The father of Fei-lung and a retired police officer. Tin practiced blackmailing during his career with the police force, which indirectly led to the death of his wife. Fei-lung never forgave Tin for this.

- Sire Ma as Inspector Eva Kim (金伊娃), WIP9528:

A HKPF detective inspector. Eva is the daughter of Louis Kim, the Secretary for Security, and was trained at the New Scotland Yard. She is ordered by her father and the Internal Affairs to investigate Columbo, but finds herself falling hopelessly in love with Columbo's manipulative charms.

Ma was the fourth of the cast to be confirmed on 16 March 2012.

- Brian Burrell as Superintendent Edward Scott (史葛):

The HKPF Superintendent of Police who was once the headmaster of the Hong Kong Police Cadet School. Cunning and thirsty for power, Scott's goals are clear and he plans to overthrow Louis as the Head of Security. Scott was never fond of Columbo, as he sees him as an obstacle in achieving his goal. Determined to get rid of both Louis and Columbo, Scott orders Fei-lung to spy on Columbo and Eva.

- Joe Junior as Secretary for Security, Louis Kim (金路易):

The Secretary for Security. Louis was a friend of Tai-hei's father Ngau, whom he met in the concentration camps during the Japanese occupation of Hong Kong. After Ngau's death, Louis recruits his son, the childlike Tai-hei, into the Hong Kong Police Force as a gesture of gratitude. After Tai-hei is shot in the head and becomes the ruthless Columbo, Louis begins to fear Columbo and his power. Deemed to be dangerous, he sends his adopted daughter, Eva, to investigate Columbo and hand-picks Fei-lung to aid her in the investigation.
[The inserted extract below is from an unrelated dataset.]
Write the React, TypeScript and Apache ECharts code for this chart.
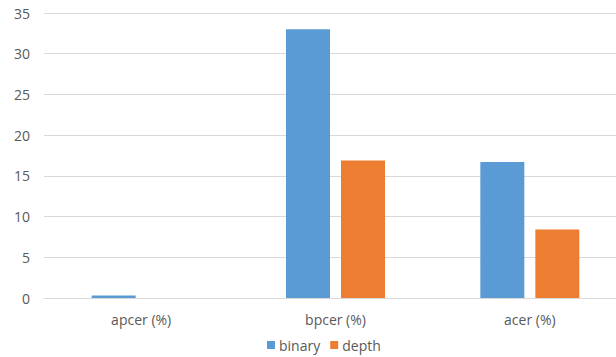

- Corinna Chamberlain as Joanna Rose: Ping-on's wife.
- Devily Leung as Pun Shuk-han (潘淑嫻): Fei-lung's eventual love interest.

==Reception==

===Ratings===
The premiere episode received an average rating of 28 points, at approximately 1.79 million live viewers in Hong Kong.

==Viewership ratings==

| Week | Episodes | Date | Average Points | Peaking Points |
| 1 | 01－05 | April 8–12, 2013 | 26 | 28 |
| 2 | 06－10 | April 15–19, 2013 | 26 |  |
| 3 | 11－15 | April 22–26, 2013 | 23 |  |
| 4 | 16－20 | April 29 - May 3, 2013 | 22 |  |
| 5 | 21－25 | May 6–10, 2013 | 24 | 28 |

===Critical response===
Bullet Brain received mostly negative reviews. On Douban, the drama received a rating of 3.9 out of 10 based on over 1000 votes. Mingpao reported that many viewers found the excessive story-telling of Bullet Brain "too drawn out and boring." As of May 2013, Bullet Brain is TVB's lowest-rated serial drama of the year, raking in only an average of 1.55 million viewers.

Lee Tim-sing responded that although the Chinese title 神探高倫布( literally "Great Detective Columbo" ) is a knockoff of the true mystery crime series Columbo, audience should not preconceive the show as a mystery series. He said that Bullet Brain is a drama centered around Ko Tai-hei and Mui Mui, in which the theme is focused on human nature and the love between Ko Tai-hei and Mui Mui.